Exactly. And why do you think that is? And in particular, why do you think it is the norm when it is decidedly NOT the norm for Common Lisp and Scheme? The norm for those languages is completely seamless native threading with no special syntax.
It seems like you're arguing in favor of a different language rather than a different implementation of Python. If you wanted to implement, say, the Python class/'object' type in a thread-safe way that didn't rely on a GIL and still freed memory according to approximately the same GC promises as the Python interpreter, I suspect you'd end up implementing something GIL-like in Scheme or Lisp (though my experience extends only to some Clojure and Racket in school, so I may be unaware of the capabilities of some other dialects).
If you wanted to implement a language that looked a little like Python but had your favored Lisp's GC semantics and data structures, I'm sure you could. But it wouldn't be Python.

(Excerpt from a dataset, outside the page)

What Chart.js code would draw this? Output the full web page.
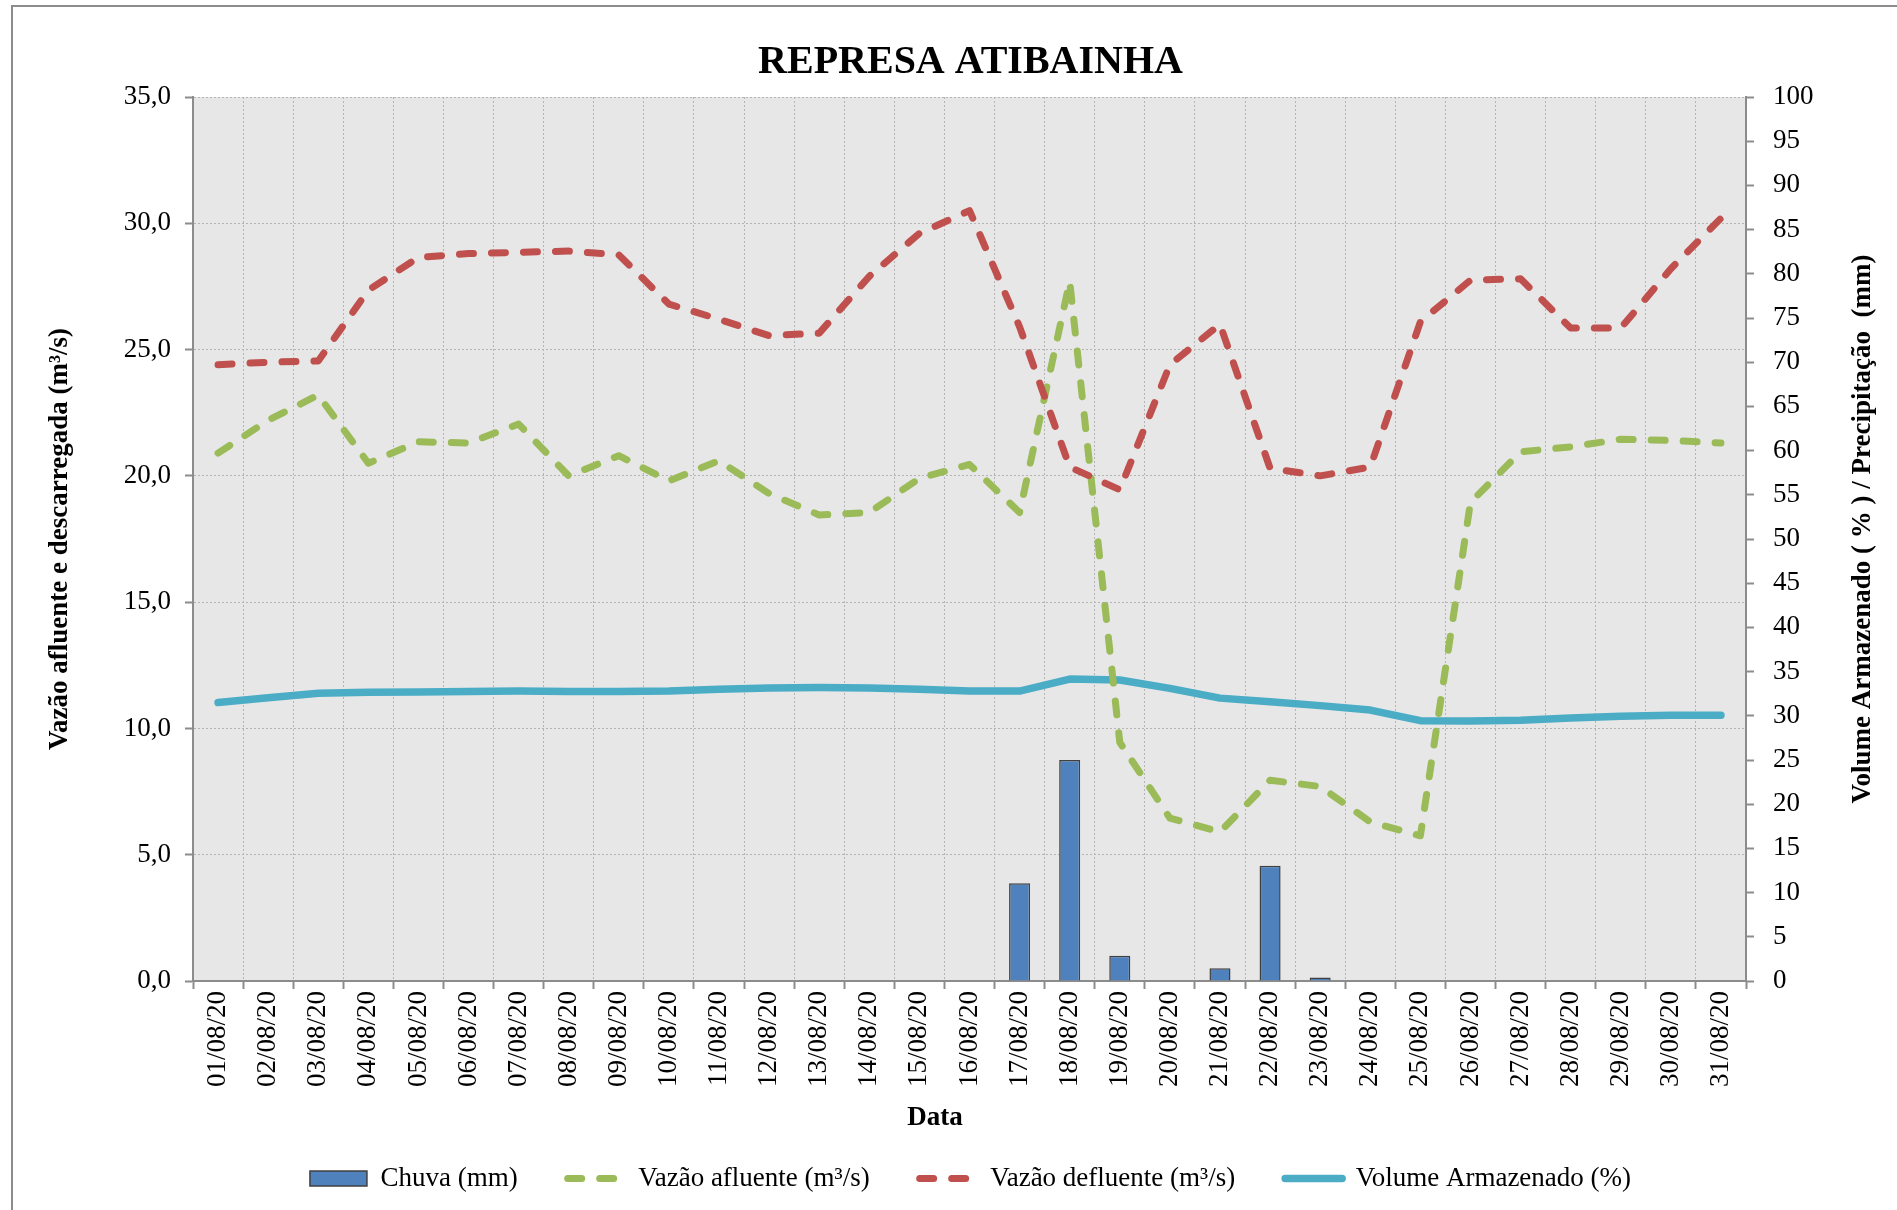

That's without getting into the significant speed tradeoffs--you can make these languages fast, and I get the impression that there has been a ton of progress there in the last decade. But when Python was being created, and when it had to deal with the implications of concurrency in its chosen semantics? Not so. As I originally said: was it theoretically possible to build Python or equivalent on top of a non-C platform at the time? Sure. But I doubt that would have saved it from tradeoffs at least as severe as the GIL, and it definitely would not have been the pragmatic choice--"let's build it on $lisp_dialect and then spend time optimizing that dialect's runtime to be fast enough for us to put an interpreted scripting language on top of it" seems an unlikely strategy.
> If you wanted to implement, say, the Python class/'object' type in a thread-safe way that didn't rely on a GIL and still freed memory according to approximately the same GC promises as the Python interpreter, I suspect you'd end up implementing something GIL-like in Scheme or Lisp
Nope. CLOS+MOP, which exists natively in nearly all CL implementations, is a superset of Python's object/class functionality.